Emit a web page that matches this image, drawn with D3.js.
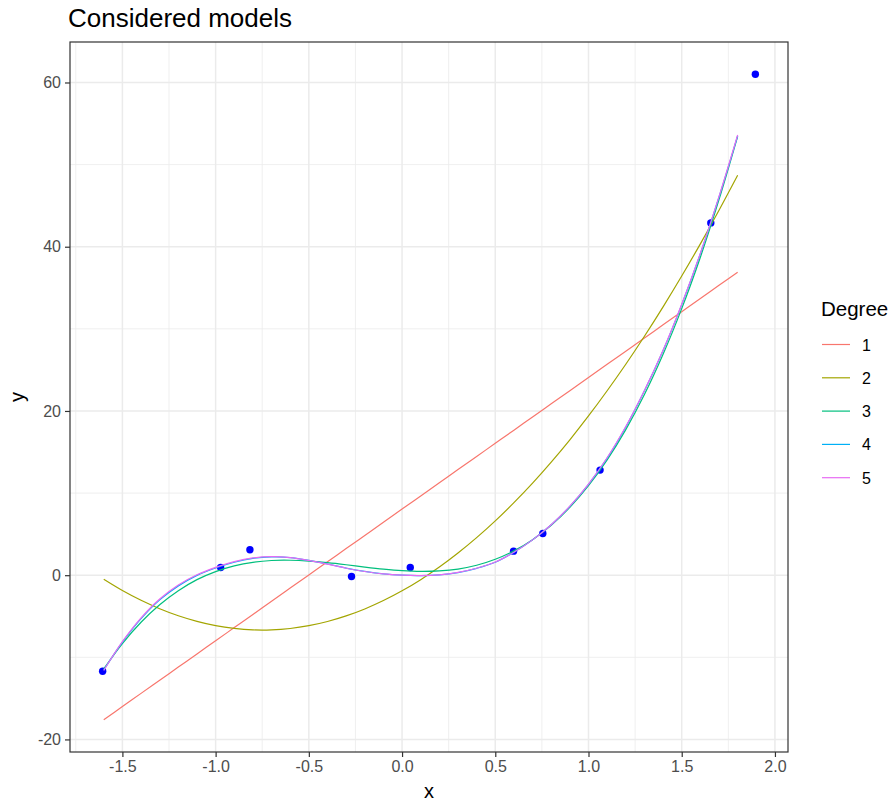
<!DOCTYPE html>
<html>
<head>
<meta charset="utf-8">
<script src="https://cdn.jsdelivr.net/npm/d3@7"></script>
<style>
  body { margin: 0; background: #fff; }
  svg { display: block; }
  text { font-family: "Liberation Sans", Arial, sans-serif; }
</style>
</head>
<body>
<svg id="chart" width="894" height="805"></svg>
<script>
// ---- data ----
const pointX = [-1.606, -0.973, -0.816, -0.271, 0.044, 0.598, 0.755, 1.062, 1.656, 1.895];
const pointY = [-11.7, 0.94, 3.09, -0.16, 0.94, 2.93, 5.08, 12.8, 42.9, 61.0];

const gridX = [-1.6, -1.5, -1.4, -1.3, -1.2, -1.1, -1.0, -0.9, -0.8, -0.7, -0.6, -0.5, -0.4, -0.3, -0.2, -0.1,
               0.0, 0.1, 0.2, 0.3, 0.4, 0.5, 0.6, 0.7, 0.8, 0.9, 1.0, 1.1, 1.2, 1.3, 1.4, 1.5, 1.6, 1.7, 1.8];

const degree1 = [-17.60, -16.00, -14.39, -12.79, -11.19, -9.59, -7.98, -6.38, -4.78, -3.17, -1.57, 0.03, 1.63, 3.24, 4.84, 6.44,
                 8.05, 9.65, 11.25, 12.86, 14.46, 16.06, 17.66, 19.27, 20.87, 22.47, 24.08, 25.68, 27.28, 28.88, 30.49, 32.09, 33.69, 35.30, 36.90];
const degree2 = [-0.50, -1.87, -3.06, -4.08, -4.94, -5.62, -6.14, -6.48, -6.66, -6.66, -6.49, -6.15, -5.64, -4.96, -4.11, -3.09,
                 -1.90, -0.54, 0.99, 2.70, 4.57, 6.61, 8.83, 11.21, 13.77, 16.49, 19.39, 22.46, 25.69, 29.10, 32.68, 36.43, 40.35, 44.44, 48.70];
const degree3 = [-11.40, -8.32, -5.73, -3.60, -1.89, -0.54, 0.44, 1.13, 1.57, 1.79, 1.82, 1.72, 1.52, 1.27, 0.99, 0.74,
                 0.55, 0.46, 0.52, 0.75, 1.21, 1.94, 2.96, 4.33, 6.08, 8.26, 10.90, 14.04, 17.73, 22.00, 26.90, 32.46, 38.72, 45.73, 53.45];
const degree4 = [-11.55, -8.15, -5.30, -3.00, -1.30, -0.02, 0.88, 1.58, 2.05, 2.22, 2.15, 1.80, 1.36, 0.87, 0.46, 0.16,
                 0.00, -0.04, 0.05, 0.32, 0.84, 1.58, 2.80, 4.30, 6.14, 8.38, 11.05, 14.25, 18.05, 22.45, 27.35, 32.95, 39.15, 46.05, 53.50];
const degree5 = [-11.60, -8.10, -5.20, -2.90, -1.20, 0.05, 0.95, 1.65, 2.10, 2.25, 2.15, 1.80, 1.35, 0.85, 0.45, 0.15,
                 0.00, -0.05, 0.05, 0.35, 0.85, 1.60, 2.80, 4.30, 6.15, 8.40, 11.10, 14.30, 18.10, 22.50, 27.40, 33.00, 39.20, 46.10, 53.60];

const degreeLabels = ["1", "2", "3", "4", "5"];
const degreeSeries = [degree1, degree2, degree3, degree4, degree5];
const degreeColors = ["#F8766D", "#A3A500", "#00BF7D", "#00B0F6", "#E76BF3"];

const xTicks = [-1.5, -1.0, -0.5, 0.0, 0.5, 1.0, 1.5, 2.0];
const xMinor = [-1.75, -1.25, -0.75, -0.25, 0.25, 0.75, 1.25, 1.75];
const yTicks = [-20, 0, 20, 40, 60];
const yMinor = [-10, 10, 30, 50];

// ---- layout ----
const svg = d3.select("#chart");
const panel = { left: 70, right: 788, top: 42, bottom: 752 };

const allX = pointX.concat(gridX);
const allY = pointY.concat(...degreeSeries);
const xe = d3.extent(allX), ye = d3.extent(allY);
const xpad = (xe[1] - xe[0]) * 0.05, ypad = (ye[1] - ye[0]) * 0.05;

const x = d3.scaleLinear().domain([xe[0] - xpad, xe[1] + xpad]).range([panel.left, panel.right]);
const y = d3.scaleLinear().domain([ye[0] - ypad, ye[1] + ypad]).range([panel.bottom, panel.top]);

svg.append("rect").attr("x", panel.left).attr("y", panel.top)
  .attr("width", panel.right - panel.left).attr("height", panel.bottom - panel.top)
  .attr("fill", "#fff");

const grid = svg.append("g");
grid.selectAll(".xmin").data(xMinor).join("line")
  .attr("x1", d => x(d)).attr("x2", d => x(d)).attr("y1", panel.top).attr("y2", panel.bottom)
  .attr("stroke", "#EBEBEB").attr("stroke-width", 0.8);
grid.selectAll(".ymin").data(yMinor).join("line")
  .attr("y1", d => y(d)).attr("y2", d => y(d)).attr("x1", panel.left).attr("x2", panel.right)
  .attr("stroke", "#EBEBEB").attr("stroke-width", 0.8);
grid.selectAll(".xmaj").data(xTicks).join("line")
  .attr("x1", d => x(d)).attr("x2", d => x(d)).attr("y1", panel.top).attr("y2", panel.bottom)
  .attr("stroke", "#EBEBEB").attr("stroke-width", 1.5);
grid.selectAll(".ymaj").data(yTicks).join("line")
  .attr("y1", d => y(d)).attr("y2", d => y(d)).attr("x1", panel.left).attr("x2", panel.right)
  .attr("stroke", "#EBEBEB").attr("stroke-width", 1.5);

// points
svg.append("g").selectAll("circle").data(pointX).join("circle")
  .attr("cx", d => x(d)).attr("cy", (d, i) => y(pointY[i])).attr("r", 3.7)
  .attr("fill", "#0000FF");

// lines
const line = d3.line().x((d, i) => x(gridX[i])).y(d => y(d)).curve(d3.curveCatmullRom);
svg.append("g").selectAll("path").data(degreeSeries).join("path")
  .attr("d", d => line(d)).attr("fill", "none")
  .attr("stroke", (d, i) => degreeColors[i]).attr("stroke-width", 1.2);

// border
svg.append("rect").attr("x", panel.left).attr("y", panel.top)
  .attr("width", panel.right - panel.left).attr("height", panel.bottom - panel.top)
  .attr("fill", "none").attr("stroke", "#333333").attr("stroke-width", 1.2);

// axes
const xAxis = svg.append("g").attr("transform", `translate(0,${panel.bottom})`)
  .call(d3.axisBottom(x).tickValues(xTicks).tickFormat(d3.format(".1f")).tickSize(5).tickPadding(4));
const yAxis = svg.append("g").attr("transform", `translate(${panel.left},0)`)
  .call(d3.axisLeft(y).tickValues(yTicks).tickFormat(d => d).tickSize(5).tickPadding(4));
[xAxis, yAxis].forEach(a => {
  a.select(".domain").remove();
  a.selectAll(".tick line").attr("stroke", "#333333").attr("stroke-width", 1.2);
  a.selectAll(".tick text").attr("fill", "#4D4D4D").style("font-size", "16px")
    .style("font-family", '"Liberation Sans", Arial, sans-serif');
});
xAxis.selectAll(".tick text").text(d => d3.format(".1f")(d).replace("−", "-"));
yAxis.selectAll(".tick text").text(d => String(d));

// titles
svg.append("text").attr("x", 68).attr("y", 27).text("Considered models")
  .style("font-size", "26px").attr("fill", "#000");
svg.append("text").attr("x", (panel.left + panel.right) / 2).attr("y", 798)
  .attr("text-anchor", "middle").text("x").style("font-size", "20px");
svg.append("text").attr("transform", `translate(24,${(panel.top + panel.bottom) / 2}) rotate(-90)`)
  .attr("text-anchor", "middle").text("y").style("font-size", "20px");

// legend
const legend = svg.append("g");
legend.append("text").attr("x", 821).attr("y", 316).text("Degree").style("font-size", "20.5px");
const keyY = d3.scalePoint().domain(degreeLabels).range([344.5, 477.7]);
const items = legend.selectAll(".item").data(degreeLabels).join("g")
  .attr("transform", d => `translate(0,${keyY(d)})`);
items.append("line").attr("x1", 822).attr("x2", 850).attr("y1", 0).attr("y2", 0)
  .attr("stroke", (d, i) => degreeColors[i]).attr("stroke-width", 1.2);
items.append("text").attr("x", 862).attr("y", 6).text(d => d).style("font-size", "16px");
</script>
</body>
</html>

════════════════

▶ [EXERCISE GOAL]: From the first line of the material down to the line containing "1.6, 1.7, 1.8];", inclusive, return each line exactly, skipping any picture.

▶ [FULL RESPONSE]:
Emit a web page that matches this image, drawn with D3.js.
<!DOCTYPE html>
<html>
<head>
<meta charset="utf-8">
<script src="https://cdn.jsdelivr.net/npm/d3@7"></script>
<style>
  body { margin: 0; background: #fff; }
  svg { display: block; }
  text { font-family: "Liberation Sans", Arial, sans-serif; }
</style>
</head>
<body>
<svg id="chart" width="894" height="805"></svg>
<script>
// ---- data ----
const pointX = [-1.606, -0.973, -0.816, -0.271, 0.044, 0.598, 0.755, 1.062, 1.656, 1.895];
const pointY = [-11.7, 0.94, 3.09, -0.16, 0.94, 2.93, 5.08, 12.8, 42.9, 61.0];

const gridX = [-1.6, -1.5, -1.4, -1.3, -1.2, -1.1, -1.0, -0.9, -0.8, -0.7, -0.6, -0.5, -0.4, -0.3, -0.2, -0.1,
               0.0, 0.1, 0.2, 0.3, 0.4, 0.5, 0.6, 0.7, 0.8, 0.9, 1.0, 1.1, 1.2, 1.3, 1.4, 1.5, 1.6, 1.7, 1.8];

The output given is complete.